ちなみに、地球は45億歳。
生まれたばかりの赤ちゃん惑星が発見されました。現在、主流の惑星検出方法である「トランジット系外惑星サーベイ衛星(TESS)」でこれまで発見された中で最も若い惑星とされています。
滅多に見ることのない惑星形成の初期段階を知れるこの赤ちゃん惑星の存在に、天文学者たちも鼻息を荒くしているようです。
300万歳の赤ちゃん星
発見されたこの惑星は「IRAS 04125+2902 b」と名付けられました。
おそらく約300万年前に形成されたと考えられています。すごーく長い歳月に聞こえますが、宇宙の年齢では全然若いほうなんですね。

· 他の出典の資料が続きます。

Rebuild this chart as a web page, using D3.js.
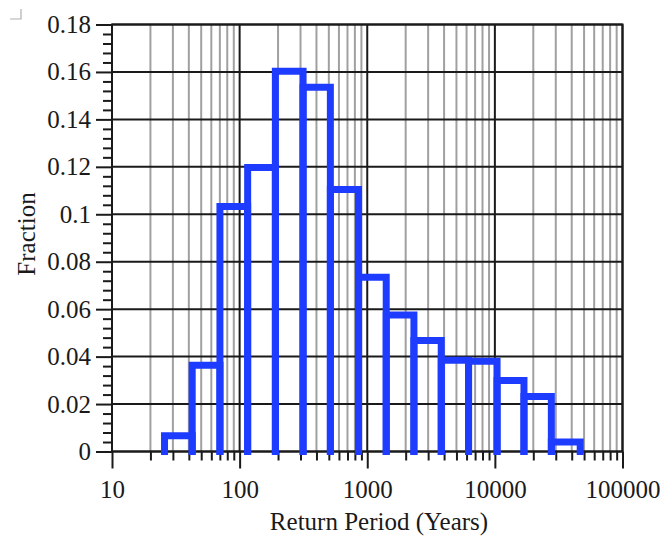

この巨大な赤ちゃん惑星は、地球から約430光年(約4000兆キロ)離れた生まれたばかりの恒星が散らばるおうし座分子雲の中にあります。9日弱で公転するアイリスちゃん。親星から近距離で恒星を回っているため、惑星形成や進化についての深い洞察を与えてくれると、天文学者の主要なターゲットとなっています。
発見できたのは歪んだ円盤のおかげ
天文学者たちがこの赤ちゃん惑星を発見できたのは、取り囲む外側の破片円盤が歪んでいたからでした。
発見されたのは、2019年11月。現在、主流の惑星検出方法である「トランジット系外惑星サーベイ衛星(TESS)」を用いて発見されました。TESSは、観測者から見て惑星が恒星の前を通過するときに恒星の光がわずかに低下するのを監視して、太陽系外惑星を探すというもの。TESSは通常、若い恒星系はデブリに囲まれているため観測できないことが多いのですが、「IRAS 04125+2902 b」は外側の円盤が30度ほど歪んでいたため、宇宙望遠鏡で発見することができたそうです。
一方、なぜこの惑星の円盤がズレているのかは謎のまま。コンピューターシミュレーションでは、周囲の星形成領域から降り注ぐ物質の雨によって歪んだのでは?と推測していますが、ディスクの歪みや破損が一般的に起こることなのか、あるいはごくまれなケースなのか…謎はまだ残されています。
将来は大物?
今回発見された「IRAS 04125+2902 b」は、まだ若い惑星であるにもかかわらず、地球の約10倍の幅と木星の約3分の1の質量を持つ巨大な惑星です。今はまだ形成過程なので膨張した大気を持っているという可能性も考えられますが、その場合は時間の経過とともに縮小するでしょう。ネイチャー誌の論文によると、この赤ちゃん惑星はやがて、ガス状のミニ海王星、または岩石質のスーパーアースになる可能性があると言われています。
宇宙の愛らしい一面を見せてくれるアイラスちゃん。すくすく育って大きくなるんだぞ。